8. Перстень Поликрата
Рассказывать о политической жизни Франции 1932–1937 годов здесь, разумеется, не место. В книге «Голые факты» я писал о своих встречах с политическими деятелями. Что меня самого поражает, когда я перечитываю записи тех лет, — это моя близость к представителям всех течений. Я свободно и без чинов беседовал с Леоном Блюмом и с Тардьё, с Эррио и с Манделем[227]. Английские послы — сэр Уильям Тиррелл и сэр Джордж Клерк — нередко обращались ко мне за советом. Я не стремился брать на себя какую-либо роль, но независимо от моего желания и безо всякой связи с крупными событиями мне приходилось исполнять роль советчика или, как выразился один критик, «разъяснителя». Не имея никаких политических пристрастий, а лишь некоторые твердые принципы, я был в состоянии понять, оценить и связать. За нашим столом почти еженедельно сходились сильные мира сего, уверенные во взаимной неприязни и неожиданно проникавшиеся друг к другу уважением.

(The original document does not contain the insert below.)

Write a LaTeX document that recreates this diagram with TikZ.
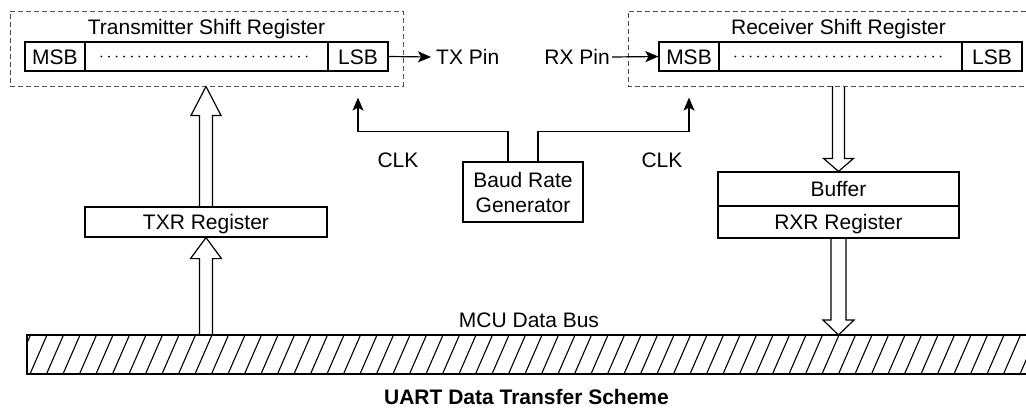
\documentclass[tikz,border=0pt]{standalone}
\usepackage{fontspec}
\setmainfont{Liberation Sans}
\usetikzlibrary{arrows.meta,calc}
\pgfdeclarelayer{bg}
\pgfsetlayers{bg,main}
\newcommand\hup[5]{\draw[hollowarr] let \p1=#1, \p2=#2 in (\x2-#3,\y1) -- (\x2-#3,\y2-#5) -- (\x2-#4,\y2-#5) -- (\x2,\y2) -- (\x2+#4,\y2-#5) -- (\x2+#3,\y2-#5) -- (\x2+#3,\y1);}
\newcommand\hdown[5]{\draw[hollowarr] let \p1=#1, \p2=#2 in (\x2-#3,\y1) -- (\x2-#3,\y2+#5) -- (\x2-#4,\y2+#5) -- (\x2,\y2) -- (\x2+#4,\y2+#5) -- (\x2+#3,\y2+#5) -- (\x2+#3,\y1);}
\begin{document}
\begin{tikzpicture}[x=1pt,y=-1pt,
  every node/.style={font=\fontsize{21}{25}\selectfont, inner sep=0pt},
  lbl/.style={text height=15pt, text depth=0pt},
  cell/.style={draw, line width=1.2pt, minimum height=29pt, text height=15pt, text depth=0pt},
  box/.style={draw, line width=1.2pt},
  dbox/.style={draw=black!70, line width=0.9pt, dash pattern=on 5pt off 3pt},
  dots/.style={line width=2pt, line cap=round, dash pattern=on 0pt off 7.6pt},
  conn/.style={line width=1.2pt, -{Stealth[length=13pt,width=11pt,inset=3pt]}},
  hollowarr/.style={draw, fill=white, line width=1.2pt, line join=miter},
  hatch/.style={line width=1.1pt},
]
\useasboundingbox (0,0) rectangle (1026,408);

% Transmitter shift register
\node[dbox, minimum width=393pt, minimum height=75pt] (txbox) at (206.5,48.5) {};
\node[lbl] (txtitle) at (206.5,26.5) {Transmitter Shift Register};
\node[cell, minimum width=60pt] (txmsb) at (55,56.5) {MSB};
\node[cell, minimum width=243pt] (txmid) at (206.5,56.5) {};
\node[cell, minimum width=60pt] (txlsb) at (358,56.5) {LSB};
\draw[dots] ([xshift=17pt]txmid.west) -- ([xshift=-17pt]txmid.east);
\node[lbl, anchor=west] (txpin) at (436,57) {TX Pin};
\draw[conn] (txlsb.east) -- ([xshift=-5pt]txpin.west);

% Receiver shift register
\coordinate (rxboxS) at (628,86);
\draw[dbox] (1026,11) -- (628,11) -- (rxboxS) -- (1026,86);
\node[lbl] (rxtitle) at (838.5,26.5) {Receiver Shift Register};
\node[cell, minimum width=60pt] (rxmsb) at (689,56.5) {MSB};
\node[cell, minimum width=243pt] (rxmid) at (840.5,56.5) {};
\node[cell, minimum width=60pt] (rxlsb) at (992,56.5) {LSB};
\draw[dots] ([xshift=17pt]rxmid.west) -- ([xshift=-17pt]rxmid.east);
\node[lbl, anchor=east] (rxpin) at (610,57) {RX Pin};
\draw[conn] ([xshift=2pt]rxpin.east) -- (rxmsb.west);

% Baud rate generator and clocks
\node[box, minimum width=120pt, minimum height=60pt, align=center] (baud) at (523,192) {Baud Rate\\Generator};
\coordinate (clkLtip) at ($(txlsb.south)+(0,26)$);
\coordinate (clkRtip) at ($(rxmsb.south)+(0,26)$);
\draw[conn] ([xshift=-15pt]baud.north) -- ++(0,-30) -| (clkLtip);
\draw[conn] ([xshift=15pt]baud.north) -- ++(0,-30) -| (clkRtip);
\node[lbl] (clkL) at (398,160) {CLK};
\node[lbl] (clkR) at (662,160) {CLK};

% Registers
\node[cell, minimum width=242pt, minimum height=30pt] (txr) at (206,222) {TXR Register};
\node[cell, minimum width=241pt, minimum height=34pt] (buf) at (838.5,189) {Buffer};
\node[cell, minimum width=241pt, minimum height=32pt] (rxr) at (838.5,222) {RXR Register};

% Bus
\coordinate (busL) at (27,335);
\begin{scope}
\clip (27,335) rectangle (1026,374);
\foreach \x in {-3,13.5,...,1045} \draw[hatch] (\x,374) -- (\x+17,335);
\end{scope}
\draw[line width=1.2pt] (1026,335) -- (busL) -- (27,374) -- (1026,374);
\node[lbl] (buslbl) at (529,319.5) {MCU Data Bus};

% Hollow arrows
\begin{pgfonlayer}{bg}
\hup{(txr.north)}{(txr.north |- txbox.south)}{6.5pt}{15pt}{29pt}
\hup{(txr.south |- busL)}{(txr.south)}{6.5pt}{15.5pt}{21pt}
\hdown{(buf.north |- rxboxS)}{(buf.north)}{6pt}{15pt}{13pt}
\hdown{(rxr.south)}{(rxr.south |- busL)}{7.5pt}{15.5pt}{15pt}
\end{pgfonlayer}

\node[lbl, font=\bfseries\fontsize{21}{25}\selectfont] (title) at (526.5,397) {UART Data Transfer Scheme};
\end{tikzpicture}
\end{document}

В 1936 году, когда образовался Народный фронт[228], Леон Блюм попросил у меня гранки «Истории Англии», которую я только что закончил, и высказал много умных и интересных, как всегда, замечаний. Книга вышла в 1937 году. Я с опаской ждал отзывов со стороны профессионалов. Историки оказались ко мне благосклонны. Крупный английский историк Х.А.Л. Фишер, преподаватель Оксфорда, написал мне: «Вы совершили воистину великое дело, создав для ваших соотечественников блестящую и правдивую картину английской истории. Это в высшей степени замечательная книга как по своей продуманности и композиции, так и по трезвости политических оценок». Французский историк Луи Маделен[229] отозвался так: «Вот наконец всеохватная историческая книга, которой так хотелось. Я восхищен!.. Непринужденность, с какой вы будто играете девятнадцатью веками английской истории, является для меня, старого профессионала, верхом артистизма». А вот отзыв Бергсона: «Ваша история является одновременно и философией, ибо именно ваша концепция событий, постоянно присутствующая in the background[230], позволила вам рассказать столько всего in a nutchell[231]. Прочтя вашу историю, намного лучше начинаешь понимать Англию». Премьер-министр Великобритании (Болдуин) и глава оппозиции (Эттли) выразили мне благодарность.